Celebra-se hoje mais um aniversário da morte do ilustre Pe. António Vieira (1608/1697). Este português notável foi polifacetado e desconcertante, tendo sido missionário, político, diplomata, orador e intelectual, num século conturbado e inquietante. Vieira é, ainda e sempre, uma referência da humanidade.
Homem de Fé, notabilizou-se pelos seus monumentais sermões, mas também pela missão exemplar de dedicação aos índios do Brasil. Para eles conseguiu, contra fúria dos colonos, em 1655, um decreto do rei que os protegia contra a escravidão feroz. Quando poucos viam nos índios sequer seres humanos, Vieira esteve a seu lado, aprendendo as suas línguas e correndo perigos inimagináveis nas selvas profundas do Maranhão.
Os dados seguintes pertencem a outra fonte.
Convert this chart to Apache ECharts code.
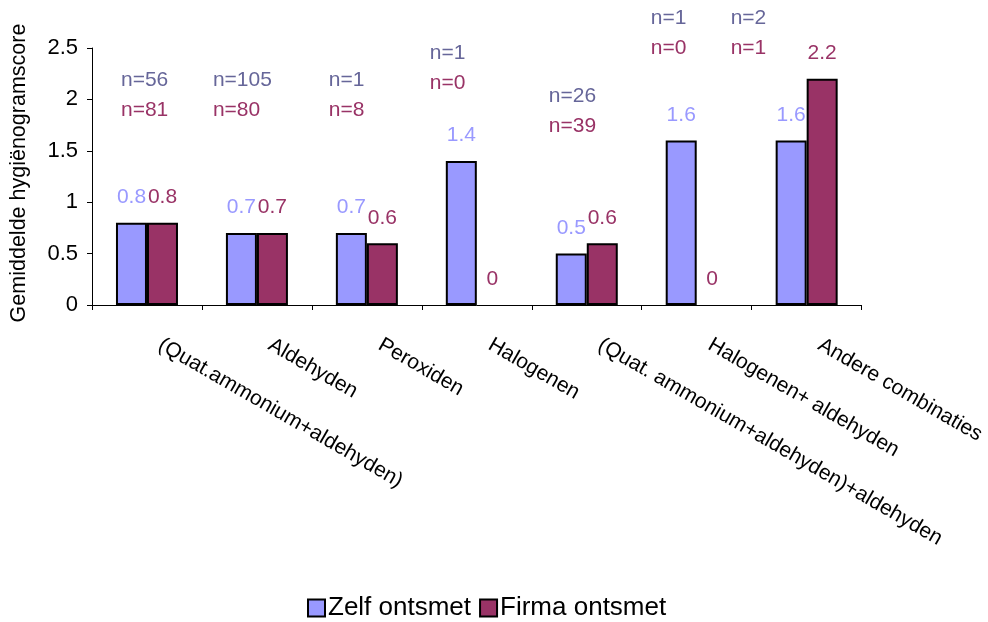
<!DOCTYPE html>
<html>
<head>
<meta charset="utf-8">
<script src="https://cdn.jsdelivr.net/npm/echarts@6/dist/echarts.min.js"></script>
<style>
  html, body { margin: 0; padding: 0; background: #fff; }
  #chart { width: 988px; height: 622px; }
</style>
</head>
<body>
<div id="chart"></div>
<script>
// Disinfectant types on the x axis
const categories = [
  '(Quat.ammonium+aldehyden)',
  'Aldehyden',
  'Peroxiden',
  'Halogenen',
  '(Quat. ammonium+aldehyden)+aldehyden',
  'Halogenen+ aldehyden',
  'Andere combinaties'
];
// Mean hygienogram score per group
const zelfScores = [0.8, 0.7, 0.7, 1.4, 0.5, 1.6, 1.6];
const firmaScores = [0.8, 0.7, 0.6, 0, 0.6, 0, 2.2];
// Number of farms per group
const zelfCounts = [56, 105, 1, 1, 26, 1, 2];
const firmaCounts = [81, 80, 8, 0, 39, 0, 1];
const seriesNames = ['Zelf ontsmet', 'Firma ontsmet'];

// Placement of the n= annotations: height of the upper line (score units)
// and horizontal shift from the category centre (px)
const countLabelLevel = [2.19, 2.19, 2.19, 2.45, 2.03, 2.79, 2.79];
const countLabelShift = [-26, -44, -38, -47, -38, -46, -76];

const FONT = '"Liberation Sans", Arial, sans-serif';
const BLUE = '#9999FF';
const PLUM = '#993366';
const SLATE = '#666699';

const chart = echarts.init(document.getElementById('chart'), null, { renderer: 'canvas' });

const barLabel = (color) => ({
  show: true,
  position: 'top',
  distance: 15,
  color: color,
  fontSize: 21,
  fontFamily: FONT
});

// zero-height bars get no outline so they leave only their label
const barData = (values) => values.map(v => v === 0 ? { value: v, itemStyle: { borderWidth: 0 } } : v);

chart.setOption({
  backgroundColor: '#fff',
  animation: false,
  grid: { left: 92, top: 48, width: 773, height: 257, containLabel: false },
  legend: {
    data: seriesNames,
    left: 307,
    top: 595,
    padding: 0,
    icon: 'rect',
    itemWidth: 17,
    itemHeight: 17,
    itemGap: 8,
    textStyle: { fontSize: 26, color: '#000', fontFamily: FONT, padding: [0, 0, 0, -2] }
  },
  xAxis: {
    type: 'category',
    data: categories,
    axisLine: { lineStyle: { color: '#000', width: 1 } },
    axisTick: { show: true, length: 5, lineStyle: { color: '#000' } },
    axisLabel: {
      interval: 0,
      rotate: -30,
      margin: 31,
      padding: [0, 0, 0, 15],
      fontSize: 21,
      color: '#000',
      fontFamily: FONT
    },
    splitLine: { show: false }
  },
  yAxis: {
    type: 'value',
    min: 0,
    max: 2.5,
    interval: 0.5,
    axisLine: { show: true, lineStyle: { color: '#000', width: 1 } },
    axisTick: { show: true, length: 5, lineStyle: { color: '#000' } },
    axisLabel: { fontSize: 22, color: '#000', margin: 14, fontFamily: FONT },
    splitLine: { show: false }
  },
  series: [
    {
      name: seriesNames[0],
      type: 'bar',
      data: barData(zelfScores),
      barWidth: 31,
      barGap: '0%',
      itemStyle: { color: BLUE, borderColor: '#000', borderWidth: 2 },
      label: barLabel(BLUE)
    },
    {
      name: seriesNames[1],
      type: 'bar',
      data: barData(firmaScores),
      barWidth: 31,
      barGap: '0%',
      itemStyle: { color: PLUM, borderColor: '#000', borderWidth: 2 },
      label: barLabel(PLUM)
    }
  ]
});

// n= annotations and the rotated y-axis title
const graphics = [];
categories.forEach((c, i) => {
  const p = chart.convertToPixel({ xAxisIndex: 0, yAxisIndex: 0 }, [i, countLabelLevel[i]]);
  const x = p[0] + countLabelShift[i];
  [['n=' + zelfCounts[i], SLATE, 0], ['n=' + firmaCounts[i], PLUM, 30]].forEach(([t, col, dy]) => {
    graphics.push({
      type: 'text',
      x: x,
      y: p[1] + dy,
      style: {
        text: t,
        fill: col,
        font: '21px ' + FONT,
        align: 'left', textAlign: 'left',
        verticalAlign: 'middle', textVerticalAlign: 'middle'
      }
    });
  });
});
graphics.push({
  type: 'text',
  x: 19,
  y: 173,
  rotation: Math.PI / 2,
  style: {
    text: 'Gemiddelde hygiënogramscore',
    fill: '#000',
    font: '21.5px ' + FONT,
    align: 'center', textAlign: 'center',
    verticalAlign: 'middle', textVerticalAlign: 'middle'
  }
});
chart.setOption({ graphic: graphics });
</script>
</body>
</html>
Intensamente empenhado no destino da sua Pátria - para a qual sonhou a utopia do Quinto Império - foi pragmático na política e controverso na diplomacia, mas acabou sempre à margem do politicamente correcto. Desafiou o futuro e, procurando perscrutar os seus caminhos, imaginou novos mundos. Enfrentou por isso, inimigos infindáveis, entre os quais, todos os poderes instituídos: a Corte, a Inquisição e os interesses económicos. Estando no mundo, Vieira não era daquele mundo.
Também para a cultura portuguesa, a sua memória ressoa como um dos nossos maiores expoentes. Exímio arquitecto das palavras e dos conceitos, orador distinto, mereceu de Pessoa o título de Imperador da Língua Portuguesa.
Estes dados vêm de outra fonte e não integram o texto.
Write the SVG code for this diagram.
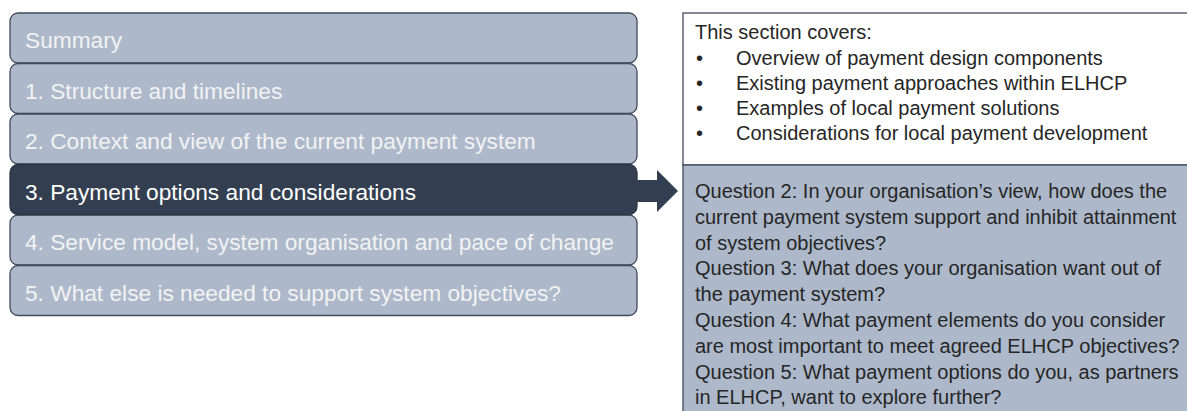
<svg xmlns="http://www.w3.org/2000/svg" width="1187" height="411" viewBox="0 0 1187 411">
  <style>
    .box { fill: #ADB9CA; stroke: #3F4A5A; stroke-width: 1.3; }
    .dark { fill: #333F50; stroke: #2A3442; stroke-width: 1.3; }
    .lt { font-family: "Liberation Sans", Arial, sans-serif; font-size: 22.7px; fill: #F2F2F2; }
    .rt { font-family: "Liberation Sans", Arial, sans-serif; font-size: 20px; fill: #262626; }
    .panelTop { fill: #FFFFFF; stroke: #3F4A5A; stroke-width: 1.3; }
    .panelBot { fill: #ADB9CA; stroke: #3F4A5A; stroke-width: 1.3; }
  </style>
  <rect width="1187" height="411" fill="#FFFFFF"/>

  <g id="node-summary">
    <rect class="box" x="10" y="13" width="627" height="50" rx="8"/>
    <text class="lt" x="25" y="48">Summary</text>
  </g>
  <g id="node-1">
    <rect class="box" x="10" y="63.5" width="627" height="50" rx="8"/>
    <text class="lt" x="25" y="98.5">1. Structure and timelines</text>
  </g>
  <g id="node-2">
    <rect class="box" x="10" y="114" width="627" height="50" rx="8"/>
    <text class="lt" x="25" y="149">2. Context and view of the current payment system</text>
  </g>
  <g id="node-4">
    <rect class="box" x="10" y="215" width="627" height="50" rx="8"/>
    <text class="lt" x="25" y="250">4. Service model, system organisation and pace of change</text>
  </g>
  <g id="node-5">
    <rect class="box" x="10" y="265.5" width="627" height="50" rx="8"/>
    <text class="lt" x="25" y="300.5">5. What else is needed to support system objectives?</text>
  </g>
  <g id="node-3">
    <rect class="dark" x="10" y="164.5" width="627" height="50" rx="8"/>
    <text class="lt" x="25" y="199.5" style="fill:#FFFFFF">3. Payment options and considerations</text>
  </g>

  <g id="connectors">
    <polygon points="630,180 657,180 657,170 678,191 657,212 657,202 630,202" fill="#333F50"/>
  </g>

  <g id="node-covers">
    <rect class="panelTop" x="683" y="13" width="520" height="152"/>
    <text class="rt" x="695" y="39">This section covers:</text>
    <g class="rt">
      <text x="696" y="65">•</text>
      <text x="736" y="65">Overview of payment design components</text>
      <text x="696" y="90">•</text>
      <text x="736" y="90">Existing payment approaches within ELHCP</text>
      <text x="696" y="115">•</text>
      <text x="736" y="115">Examples of local payment solutions</text>
      <text x="696" y="140">•</text>
      <text x="736" y="140">Considerations for local payment development</text>
    </g>
  </g>

  <g id="node-questions">
    <rect class="panelBot" x="683" y="165" width="520" height="260"/>
    <g class="rt">
      <text x="695" y="198">Question 2: In your organisation’s view, how does the</text>
      <text x="695" y="223.8">current payment system support and inhibit attainment</text>
      <text x="695" y="249.6">of system objectives?</text>
      <text x="695" y="275.4">Question 3: What does your organisation want out of</text>
      <text x="695" y="301.2">the payment system?</text>
      <text x="695" y="327">Question 4: What payment elements do you consider</text>
      <text x="695" y="352.8">are most important to meet agreed ELHCP objectives?</text>
      <text x="695" y="378.6">Question 5: What payment options do you, as partners</text>
      <text x="695" y="404.4">in ELHCP, want to explore further?</text>
    </g>
  </g>
</svg>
Polémico, como poucos, António Vieira não era, no entanto, um ser perfeito, e até nisso era profundamente humano. Não ficou como uma lenda, nem sequer como um santo. Sonhou sonhos impossíveis, viu miragens que se esfumaram e errou muitas das suas geniais suposições. Mas nunca teve medo, nem se ficou no conforto dos moles. Foi ousado, corajoso e fiel à sua consciência, por mais que isso implicasse ir contra o Mundo.
Portugal, como tantas vezes acontece perante os nossos maiores, tem-lhe dedicado pouca atenção. Para o próximo ano, em 6 de Fevereiro de 2008, comemorar-se-á o IVº Centenário do seu nascimento, ocorrido nesta cidade de Lisboa, junto à Sé.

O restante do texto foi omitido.